- _WHAT YOU ARE ASKED TO DO_
Gather up all lines that carry the word "React".

- _GIVEN INFORMATION_
/---

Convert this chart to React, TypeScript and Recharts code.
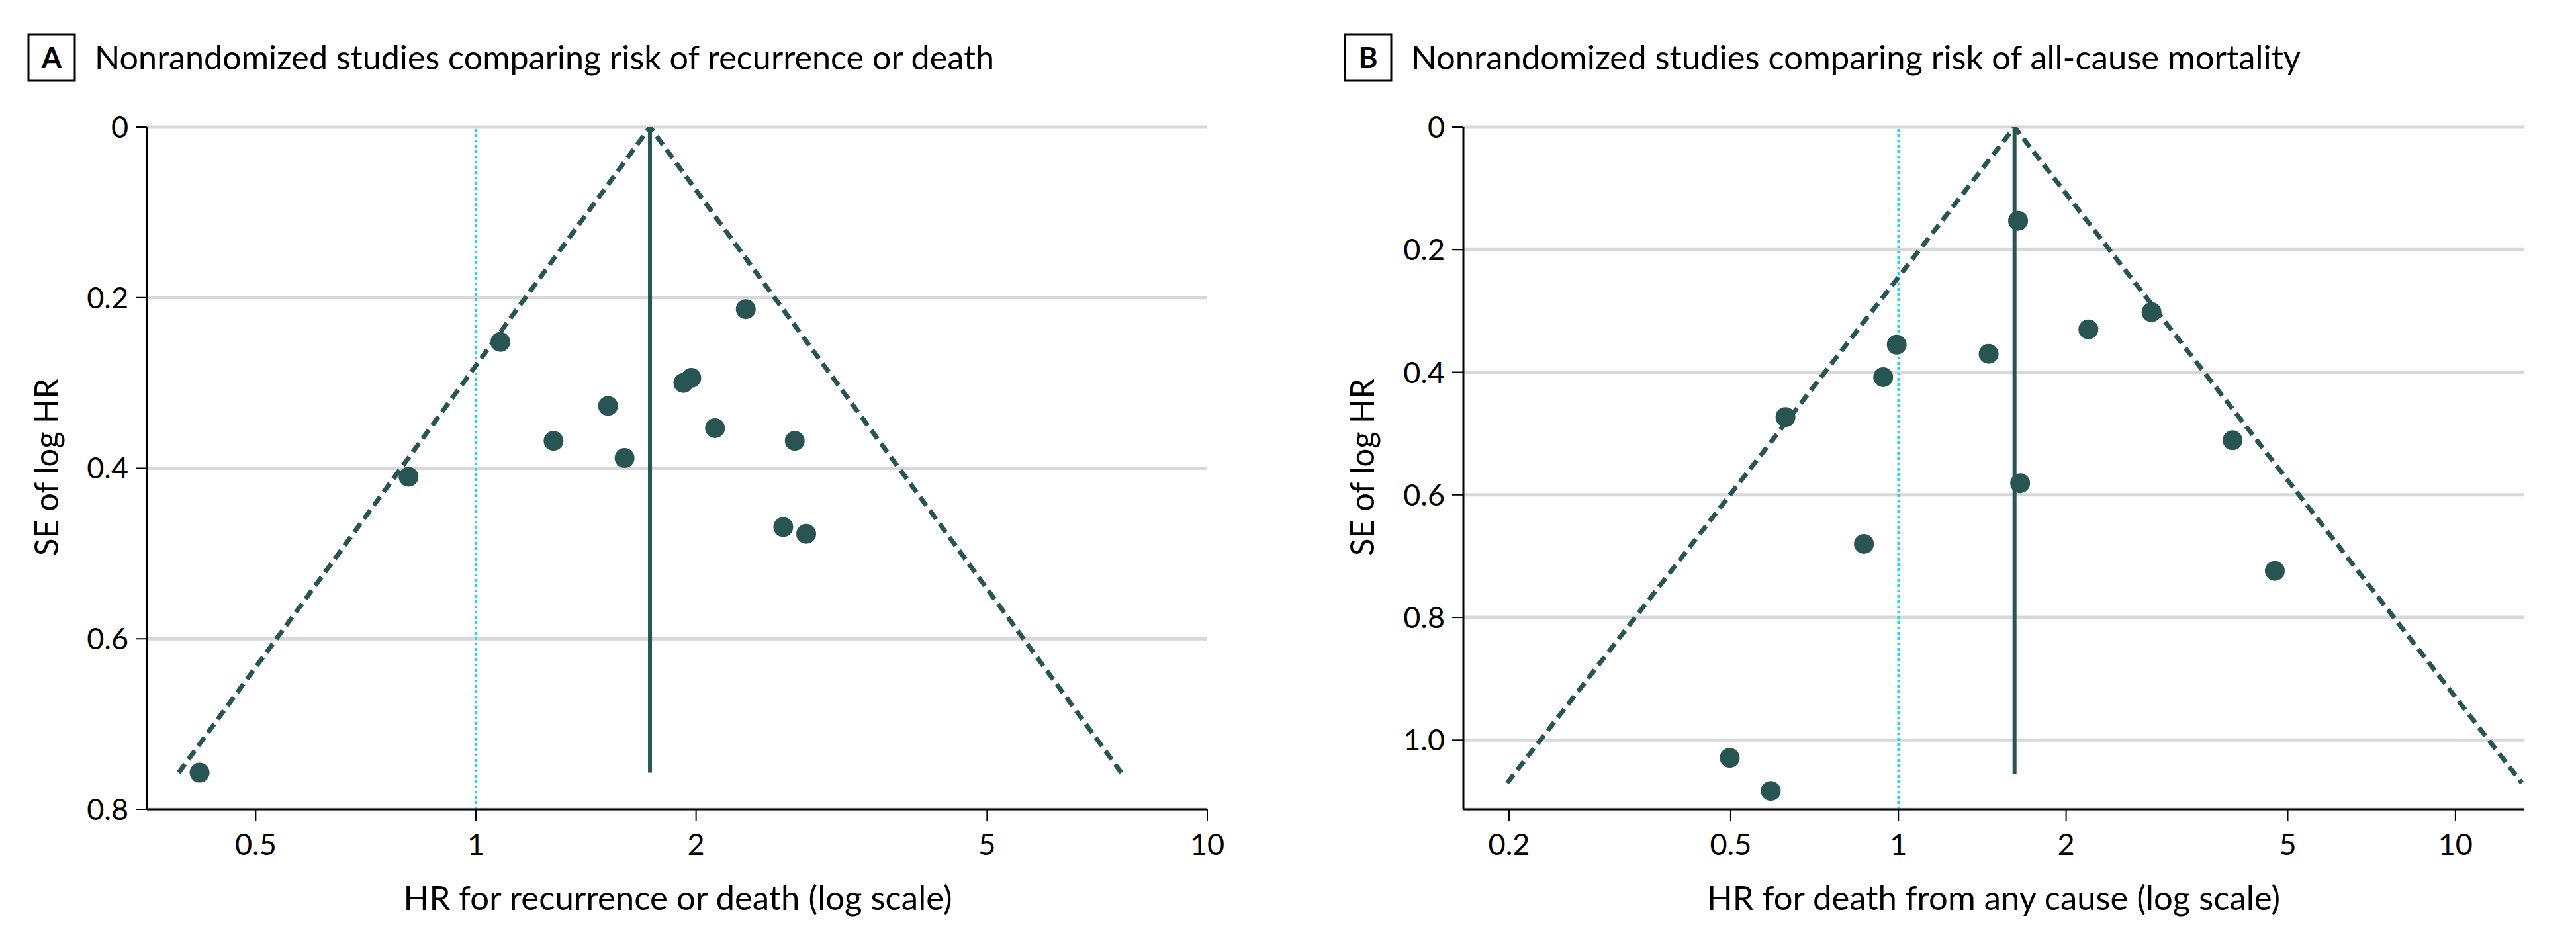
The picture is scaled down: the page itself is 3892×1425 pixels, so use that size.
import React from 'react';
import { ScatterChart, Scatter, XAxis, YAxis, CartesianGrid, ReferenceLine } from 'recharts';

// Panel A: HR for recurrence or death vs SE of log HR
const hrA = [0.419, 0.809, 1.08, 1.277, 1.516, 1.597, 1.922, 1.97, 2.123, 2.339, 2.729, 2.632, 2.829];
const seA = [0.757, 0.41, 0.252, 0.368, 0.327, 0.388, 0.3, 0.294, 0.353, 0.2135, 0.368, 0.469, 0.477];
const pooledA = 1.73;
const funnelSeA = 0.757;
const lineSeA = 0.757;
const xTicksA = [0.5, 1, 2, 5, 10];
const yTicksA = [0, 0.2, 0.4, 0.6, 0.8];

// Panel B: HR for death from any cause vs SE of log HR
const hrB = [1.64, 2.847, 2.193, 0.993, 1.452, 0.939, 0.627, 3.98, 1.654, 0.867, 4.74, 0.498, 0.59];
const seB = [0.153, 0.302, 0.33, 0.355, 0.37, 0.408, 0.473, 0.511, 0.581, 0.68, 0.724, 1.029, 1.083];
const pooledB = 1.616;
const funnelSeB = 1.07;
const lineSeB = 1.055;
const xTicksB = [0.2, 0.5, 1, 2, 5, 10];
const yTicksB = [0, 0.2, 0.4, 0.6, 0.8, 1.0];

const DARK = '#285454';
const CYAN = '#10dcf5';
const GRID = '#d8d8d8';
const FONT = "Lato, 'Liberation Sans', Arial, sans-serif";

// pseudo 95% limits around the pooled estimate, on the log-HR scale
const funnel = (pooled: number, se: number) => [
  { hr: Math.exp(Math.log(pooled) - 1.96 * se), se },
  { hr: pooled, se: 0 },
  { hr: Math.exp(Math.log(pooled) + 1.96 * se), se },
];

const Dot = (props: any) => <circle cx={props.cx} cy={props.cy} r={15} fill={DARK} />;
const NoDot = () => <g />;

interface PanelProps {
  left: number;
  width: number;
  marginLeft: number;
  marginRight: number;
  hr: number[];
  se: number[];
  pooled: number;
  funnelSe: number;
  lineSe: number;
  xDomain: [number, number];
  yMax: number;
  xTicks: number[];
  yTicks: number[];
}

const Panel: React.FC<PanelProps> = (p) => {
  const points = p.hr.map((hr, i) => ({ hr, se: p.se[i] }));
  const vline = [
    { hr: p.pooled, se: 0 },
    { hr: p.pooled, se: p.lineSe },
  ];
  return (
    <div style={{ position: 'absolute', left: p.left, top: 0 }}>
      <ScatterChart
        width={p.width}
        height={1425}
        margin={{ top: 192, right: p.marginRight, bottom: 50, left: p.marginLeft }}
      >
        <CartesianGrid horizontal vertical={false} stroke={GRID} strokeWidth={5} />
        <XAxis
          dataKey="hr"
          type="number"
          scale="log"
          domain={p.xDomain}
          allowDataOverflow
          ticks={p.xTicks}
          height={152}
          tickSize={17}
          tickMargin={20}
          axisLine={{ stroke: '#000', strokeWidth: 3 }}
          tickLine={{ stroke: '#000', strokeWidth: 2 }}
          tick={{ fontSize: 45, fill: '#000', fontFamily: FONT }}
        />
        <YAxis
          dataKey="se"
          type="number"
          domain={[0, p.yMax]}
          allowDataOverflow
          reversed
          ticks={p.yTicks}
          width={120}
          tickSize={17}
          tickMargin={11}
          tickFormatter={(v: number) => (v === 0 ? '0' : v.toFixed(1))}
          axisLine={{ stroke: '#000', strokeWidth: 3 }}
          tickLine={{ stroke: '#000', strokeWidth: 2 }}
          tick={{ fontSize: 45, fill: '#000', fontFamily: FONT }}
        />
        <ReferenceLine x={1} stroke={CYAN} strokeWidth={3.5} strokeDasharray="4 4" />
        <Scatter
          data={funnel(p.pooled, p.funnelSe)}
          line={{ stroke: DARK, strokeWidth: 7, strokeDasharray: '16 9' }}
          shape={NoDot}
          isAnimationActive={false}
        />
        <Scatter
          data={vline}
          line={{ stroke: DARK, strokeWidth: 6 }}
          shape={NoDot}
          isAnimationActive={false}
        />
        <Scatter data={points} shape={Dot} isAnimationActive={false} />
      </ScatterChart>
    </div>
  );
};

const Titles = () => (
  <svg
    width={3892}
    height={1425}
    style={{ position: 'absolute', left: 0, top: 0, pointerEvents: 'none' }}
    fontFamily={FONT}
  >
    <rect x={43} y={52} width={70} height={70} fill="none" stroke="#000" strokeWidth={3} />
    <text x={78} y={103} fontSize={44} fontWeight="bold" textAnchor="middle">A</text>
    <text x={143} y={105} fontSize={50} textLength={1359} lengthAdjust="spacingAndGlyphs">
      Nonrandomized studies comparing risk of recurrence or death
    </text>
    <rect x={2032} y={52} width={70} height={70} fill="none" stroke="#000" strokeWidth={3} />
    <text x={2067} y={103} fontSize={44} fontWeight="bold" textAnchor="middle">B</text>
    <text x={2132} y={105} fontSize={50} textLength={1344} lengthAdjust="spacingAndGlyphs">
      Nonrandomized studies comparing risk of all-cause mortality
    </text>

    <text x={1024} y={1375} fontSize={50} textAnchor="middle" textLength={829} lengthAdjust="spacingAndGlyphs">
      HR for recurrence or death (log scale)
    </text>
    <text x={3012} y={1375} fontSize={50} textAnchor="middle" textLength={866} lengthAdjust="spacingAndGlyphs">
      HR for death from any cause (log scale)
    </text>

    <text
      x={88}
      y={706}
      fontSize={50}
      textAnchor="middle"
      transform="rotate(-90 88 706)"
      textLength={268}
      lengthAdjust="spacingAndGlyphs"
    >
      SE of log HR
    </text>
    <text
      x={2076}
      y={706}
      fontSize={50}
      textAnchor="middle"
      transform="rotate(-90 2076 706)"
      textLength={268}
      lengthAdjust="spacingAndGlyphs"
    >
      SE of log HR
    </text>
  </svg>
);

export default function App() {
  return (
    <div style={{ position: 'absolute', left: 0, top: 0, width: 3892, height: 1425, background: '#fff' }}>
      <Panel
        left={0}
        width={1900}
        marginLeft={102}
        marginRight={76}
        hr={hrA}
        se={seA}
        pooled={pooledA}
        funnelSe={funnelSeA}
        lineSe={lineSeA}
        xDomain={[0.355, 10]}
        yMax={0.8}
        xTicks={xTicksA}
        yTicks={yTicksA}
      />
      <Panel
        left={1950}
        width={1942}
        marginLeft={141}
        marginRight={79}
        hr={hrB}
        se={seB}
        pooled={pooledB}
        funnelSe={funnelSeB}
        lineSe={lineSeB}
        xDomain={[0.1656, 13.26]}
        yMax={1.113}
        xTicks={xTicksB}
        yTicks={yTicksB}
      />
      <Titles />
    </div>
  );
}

\---

- _WRITTEN SOLUTION_
Convert this chart to React, TypeScript and Recharts code.
import React from 'react';
const Panel: React.FC<PanelProps> = (p) => {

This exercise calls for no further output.